Cash 'ventures' on campus

Universities offer start-up funds to keep inventive profs

Concerned that too many great technology ideas founder for lack of investment, the University of Illinois is creating its own venture-capital fund, spending public dollars to offer seed money, management expertise, and office space to professors' start-up companies.

Illinois' plan, dubbed iVentures, has parallels at universities across the United States, as schools scramble to cash in on valuable new technologies born in their labs - and to hang on to their ambitious faculty inventors.

"There are rumblings and discussions and proposals all over," says Jim Severson, head of the Cornell Research Foundation and president of the Association of University Technology Managers.

In New York, start-ups born at Cornell and other universities are vying for shares of a new $250 million venture-capital fund financed by the state retirement system.

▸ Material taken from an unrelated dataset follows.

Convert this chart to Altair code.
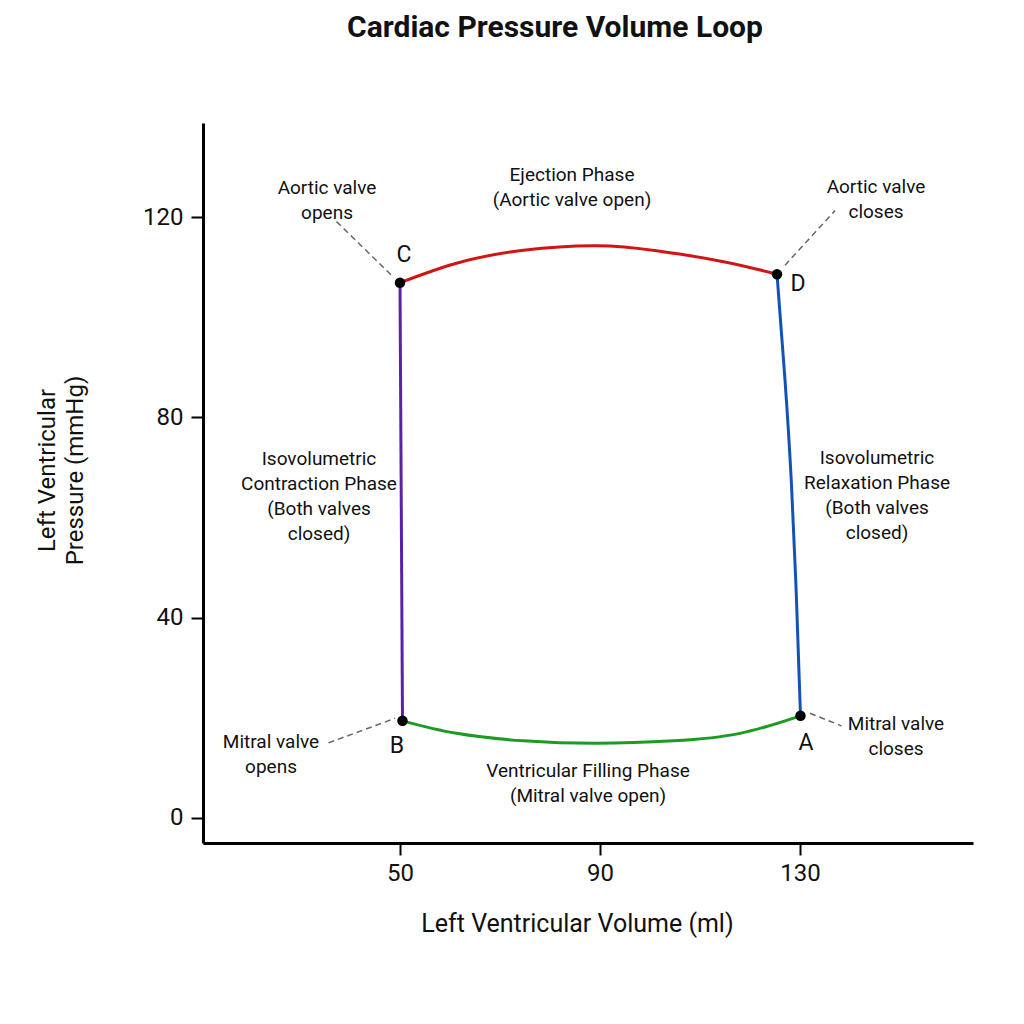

Rose-Hulman Institute of Technology in Terre Haute, Ind., and North Carolina State University each have created $10 million funds. Colleges in several states have worked to change laws so they can profit from research.

Experts say the optimism is not unfounded. Campus research spawned 364 new companies and $34 billion worth of economic development in fiscal year 1998, and universities collected more than $725 million in royalties, according to a survey by Mr. Severson's group.

The University of Illinois made about $5 million in such fees last year, but school officials say money is not their primary concern. "The main motivator for the university to do this was faculty attraction and retention," says Harry Arader, an investment consultant hired to write a business plan for iVentures.

The Massachusetts Institute of Technology recently lured away chemical engineering professor Dane Wittrup, who admits being attracted by MIT's track record of getting faculty ideas to market. "It's clear that world-class science is being done in Illinois, but everyone says, 'Why is it we are not getting more of this transferred into the private sector?' " Professor Wittrup says. "If you don't let faculty play in this game, they will go somewhere where they can play."

With a $2 million annual budget, iVentures would infuse about $150,000 into each of six companies a year. Its staff would recruit private investors and CEOs, write business plans, and handle other tasks that often trouble university-born start-ups.

"We would like our faculty entrepreneurs to stay in the classroom, to stay in our laboratories, but still be able to get those resources without being saddled by every tiny detail," says Chet Gardner, who is overseeing the iVentures project.

The university would own a stake in the company, and its share of the profits would go back to iVentures to cover its costs and reinvest in more start-ups.